Here’s to a new venture – Tuesday Tales.  Having been invited by a close, personal acquaintance, it’s only right that I join in.  This week’s topic is “Legs”, which lends itself perfectly to my current work in progress, Crippled Playthings.  It’s a horrid, little story about the driving need to walk and it features a Louisiana Steampunk setting.

You think I’m kidding? I never kid about things like this.  Read on.

And after you’re finished, click on the picture to go back to the Tuesday Tales blog and check out the other talented authors there.

***

You want to walk again?  I can make you walk.

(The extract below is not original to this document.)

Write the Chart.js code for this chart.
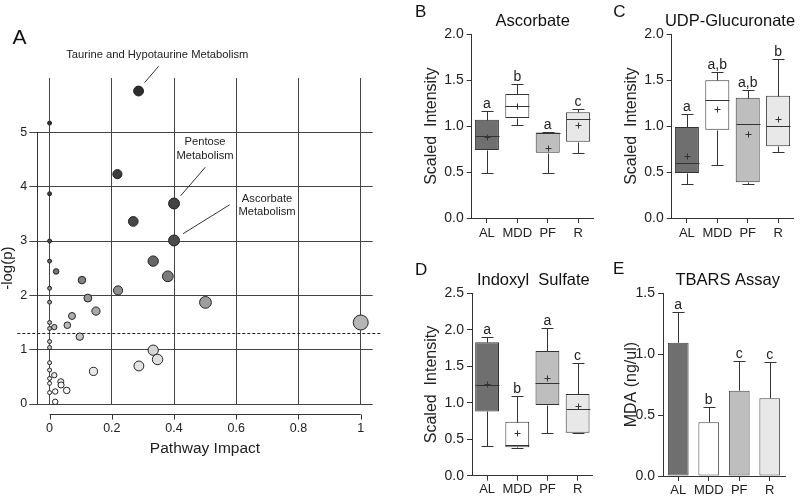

The words echoed in Trina’s head long after the mysterious man behind the curtain left the room.  His very presence was like something out of a twisted version of The Wizard of Oz, but the more the offer reverberated, the more desperately she wanted to believe it was true.  Six weeks ago a drunk in a logging truck had t-boned her little Kia, leaving her with a severed spine and no quality of life.  The prognosis she received once she woke from the anesthesia had been grim at best.

“I’m sorry, Miss Tipton…but you will never walk again.”

“But I can still feel my legs,” she argued as she struggled against the straps crisscrossing her chest, “I can move them, see?”

“No, you only think you can feel them.  Phantom sensation is common, and will lessen over time.  Though your brain tells those nerves to move your muscles, the nerves no longer reach your legs.  Your spine was severed between your lower thoracic vertebrae – L2 and L3 to be exact.” To emphasize his statement the doctor turned to the side and pressed his knuckles into the small of his back.  Like that would fix her.  “The damage is complete.  I’m sorry, Miss Tipton.”

For the following five weeks and four days, Trina lay in bed, feeling sorry for herself.  Nurses hooked her legs up to machines that worked the muscles to attempt to stem the atrophy, but she scarcely noticed.  She refused her medicine, requiring her doctor to order it intravenously.  She refused food – after all, what was the point of eating and keeping her strength if her life was over?

Now this… the one thing she prayed for – for this nightmare to suddenly be over – had been offered.  I can make you walk.

It had to be too good to be true.

***

The ability is yours…you have but to accept my terms.

“But what are his terms?”  Henry Gaston turned his wheelchair toward the bathtub and looked at it with utmost disgust.  The sink, like the rest of his home, had been altered specifically to cater to him.  A childhood victim of polio, he hadn’t walked since he was three.  Until last night, though, the fifty-two years he’d spent in a wheelchair hadn’t bothered him in the slightest.  Walking was never part of his life, so was not something he ever learned to miss.  But to experience it for the first time?

The offer was almost too good to be true.

Pushing it to the back of his mind, Henry reached for the cog-laden chain over his head and pulled, listening to the smoothly-running clicks and jingles of the mechanism that would descend and ultimately lift him into his bath. The water would be icy but he wasn’t about to complain.  After all, a Louisiana July night didn’t cool down until long after the sun set, and even then it didn’t cool down much below abject misery.  If a cold bath was the only way to keep himself sane and wipe the crazy idea presented the previous night out of his head, then so be it.

***

Bertram Granville lowered the goggles over his eyes and turned the dial the brought his welding flame to a roil.  The rod and cog on his worktable turned red-hot as he applied heat, and in seconds the two items fused to one another.    To that cog he attached two long, flat rods, and to those he screwed a set of leather straps.  A slow smile spread across his face as he inspected the contraption, stretching and twisting it from one side to the other.  A crude creation if he said so himself, but it was a start.

Once someone accepted his offer, he would have plenty of time to perfect the design.  As he pushed the goggles up to his forehead and wiped his greasy hands on his dirty pants, Bertram wondered if he would ever find someone desperate enough to accept an experiment without question.  Yes, he could make them walk in theory… but perhaps his idea of walking and theirs might be two different things.